I remember the posted parcel sitting under our tree. I knew what was in it... Pineapple lumps, kiwi fruit lollies, marshmallow fish.. sent from nz. There were treats for mum & dad too.
What a wonderful taste sensation. That parcel also held my Birthday gift that sat under the tree for a further 5 days.

Every second year my grandparents would travel over to be with us. Excitement in picking them up from the air port and sadness with returning them and saying goodbye.

Fuss made over food but the day felt the same.
Families together, it was always just us. Tons of gifts. We didn't miss out on anything.

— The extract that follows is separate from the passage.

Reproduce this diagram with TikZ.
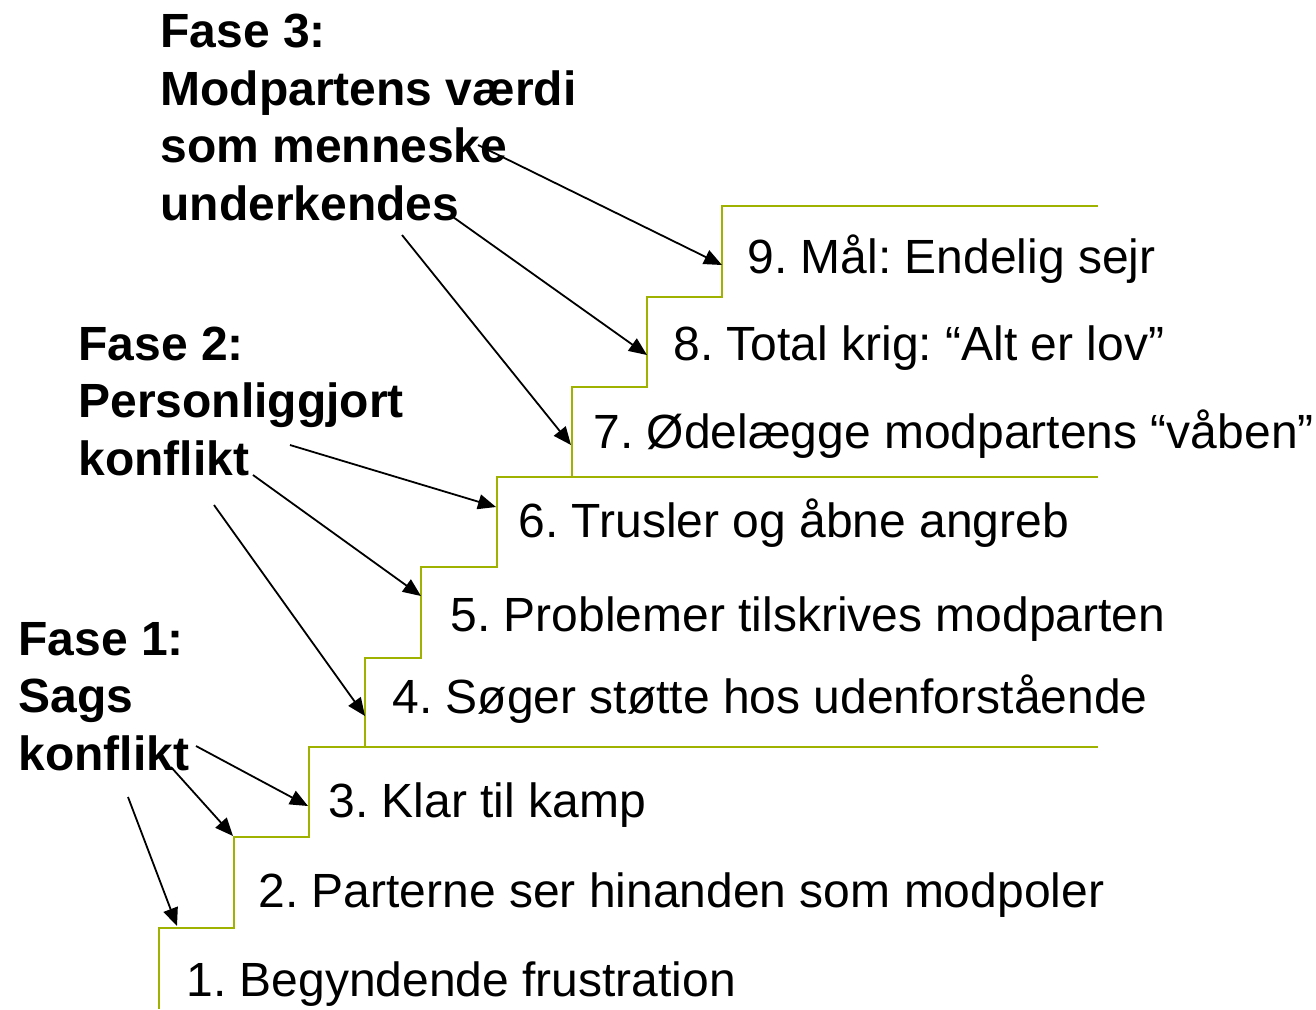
\documentclass[tikz,border=0pt]{standalone}
\usepackage{fontspec}
\setmainfont{Liberation Sans}
\usetikzlibrary{arrows.meta}
\usetikzlibrary{positioning}
\definecolor{stairgreen}{RGB}{160,178,0}
\tikzset{
  stair/.style={stairgreen, line width=1.3pt},
  trin/.style={anchor=base west, inner sep=0pt, font=\fontsize{24}{28}\selectfont},
  fase/.style={anchor=base west, inner sep=0pt, align=left, font=\fontsize{24}{28.75}\selectfont\bfseries},
  pil/.style={black, line width=0.9pt, -{Triangle[length=9pt,width=7.5pt]}}
}

\begin{document}
\frenchspacing
\begin{tikzpicture}[x=0.5pt, y=-0.5pt]
        \useasboundingbox (0,0) rectangle (1316,1009);
        \draw[stair] (159,1009) -- (159,928) -- (234,928) -- (234,837) -- (309,837) -- (309,747) -- (365,747) -- (365,658) -- (421,658) -- (421,567) -- (497,567) -- (497,477) -- (572,477) -- (572,387) -- (647,387) -- (647,297) -- (722,297) -- (722,206) -- (1098,206);
        \draw[stair] (365,747) -- (1098,747);
        \draw[stair] (572,477) -- (1098,477);

        \node[trin] (s1) at (186,996) {1. Begyndende frustration};
        \node[trin] (s2) at (258,907) {2. Parterne ser hinanden som modpoler};
        \node[trin] (s3) at (328,817) {3. Klar til kamp};
        \node[trin] (s4) at (392,713) {4. Søger støtte hos udenforstående};
        \node[trin] (s5) at (450,631) {5. Problemer tilskrives modparten};
        \node[trin] (s6) at (518,537) {6. Trusler og åbne angreb};
        \node[trin] (s7) at (593,448) {7. Ødelægge modpartens “våben”};
        \node[trin] (s8) at (673,360) {8. Total krig: “Alt er lov”};
        \node[trin] (s9) at (747,273) {9. Mål: Endelig sejr};

        \node[fase] (fase1) at (18,770) {Fase 1:\\Sags\\konflikt};
        \node[fase] (fase2) at (78,475) {Fase 2:\\Personliggjort\\konflikt};
        \node[fase] (fase3) at (160,220) {Fase 3:\\Modpartens værdi\\som menneske\\underkendes};

        \coordinate (f1a) at (128,797);
        \coordinate (f1b) at (171,767);
        \coordinate (f1c) at (196,746);
        \coordinate (f2a) at (214,505);
        \coordinate (f2b) at (253,475);
        \coordinate (f2c) at (290,445);
        \coordinate (f3a) at (402,235);
        \coordinate (f3b) at (453,217);
        \coordinate (f3c) at (478,145);

        \coordinate (t1) at (177,926);
        \coordinate (t2) at (233,836);
        \coordinate (t3) at (308,806);
        \coordinate (t4) at (365,716);
        \coordinate (t5) at (421,596);
        \coordinate (t6) at (496,507);
        \coordinate (t7) at (571,445);
        \coordinate (t8) at (647,355);
        \coordinate (t9) at (722,265);

        \draw[pil] (f1a) -- (t1);
        \draw[pil] (f1b) -- (t2);
        \draw[pil] (f1c) -- (t3);
        \draw[pil] (f2a) -- (t4);
        \draw[pil] (f2b) -- (t5);
        \draw[pil] (f2c) -- (t6);
        \draw[pil] (f3a) -- (t7);
        \draw[pil] (f3b) -- (t8);
        \draw[pil] (f3c) -- (t9);
        \end{tikzpicture}
\end{document}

I should scrap these memories. The good with the bad.

As we enter into this day may the Peace that surpasses all understanding be with those whom need it... Not all Christmases are filled with love, joy, peace. I'm thinking of people alone, without loved ones, with missings babies/children and even our own missing babies.
Thankful for what I've got, each of my children and almost ready to face this day.